It was not merely the number, but the quality of this force that made it formidable; and however contemptible Varus might be as a general, Arminius well knew how admirably the Roman armies were organized and officered, and how perfectly the legionaries understood every manoeuvre and every duty which the varying emergencies of a stricken field might require. Stratagem was, therefore, indispensable; and it was necessary to blind Varus to his schemes until a favourable opportunity should arrive for striking a decisive blow.

For this purpose the German confederates frequented the headquarters of Varus, which seem to have been near the centre of the modern country of Westphalia, where the Roman general conducted himself with all the arrogant security of the governor of a perfectly submissive province. There Varus gratified at once his vanity, his rhetorical taste, and his avarice, by holding courts, to which he summoned the Germans for the settlement of all their disputes, while a bar of Roman advocates attended to argue the cases before the tribunal of the Proconsul; who did not omit the opportunity of exacting court-fees and accepting bribes. Varus trusted implicitly to the respect which the Germans pretended to pay to his abilities as a judge, and to the interest which they affected to take in the forensic eloquence of their conquerors. Meanwhile a succession of heavy rains rendered the country more difficult for the operations of regular troops; and Arminius, seeing that the infatuation of Varus was complete, secretly directed the tribes near the Weser and the Ems to take up arms in open revolt against the Romans.

This was represented to Varus as an occasion which required his prompt attendance at the spot; but he was kept in studied ignorance of its being part of a concerted national rising; and he still looked on Arminius as his submissive vassal, whose aid he might rely on in facilitating the march of his troops against the rebels, and in extinguishing the local disturbance. He therefore set his army in motion, and marched eastward in a line parallel to the course of the Lippe. For some distance his route lay along a level plain; but on arriving at the tract between the curve of the upper part of that stream and the sources of the Ems, the country assumes a very different character; and here, in the territory of the modern little principality of Lippe, it was that Arminius had fixed the scene of his enterprise.

A woody and hilly region intervenes between the heads of the two rivers, and forms the water-shed of their streams. This region still retains the name (Teutoberger wald—Teutobergiensis saltus) which it bore in the days of Arminius. The nature of the ground has probably also remained unaltered. The eastern part of it, round Detmoldt, the present capital of the principality of Lippe, is described by a modern German scholar, Dr. Plate, as being “a table-land intersected by numerous deep and narrow valleys, which in some places form small plains, surrounded by steep mountains and rocks, and only accessible by narrow defiles. All the valleys are traversed by rapid streams, shallow in the dry season, but subject to sudden swellings in autumn and winter.

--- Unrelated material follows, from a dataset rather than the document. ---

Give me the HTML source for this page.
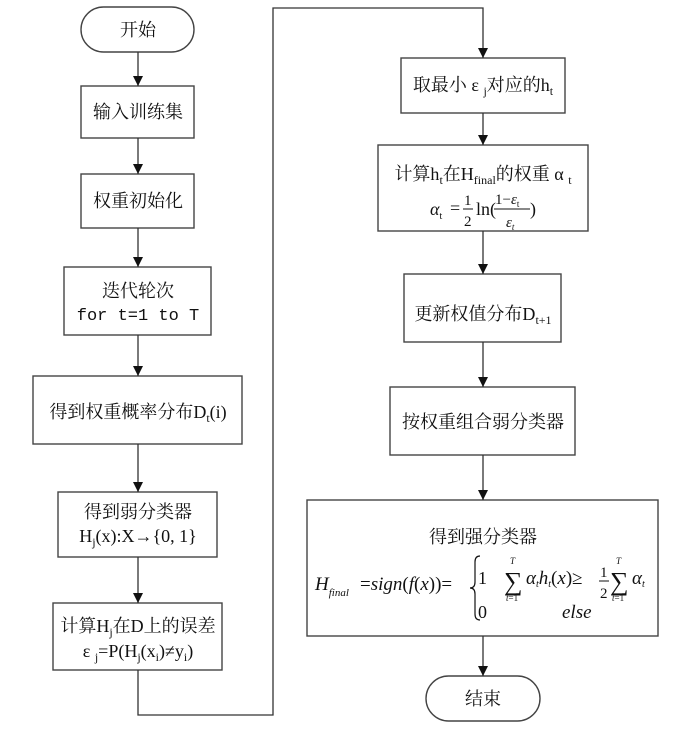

The vast forests which cover the summits and slopes of the hills consist chiefly of oak; there is little underwood, and both men and horse would move with ease in the forests if the ground were not broken by gulleys, or rendered impracticable by fallen trees.” This is the district to which Varus is supposed to have marched; and Dr. Plate adds, that “the names of several localities on and near that spot seem to indicate that a great battle had once been fought there. We find the names ‘das Winnefeld’ (the field of victory), ‘die Knochenbahn’ (the bone-

lane), ‘die Knochenleke’ (the bone-brook), ‘der Mordkessel’ (the kettle of slaughter), and others.” [I am indebted for much valuable information on this subject to my friend Mr. Henry Pearson.]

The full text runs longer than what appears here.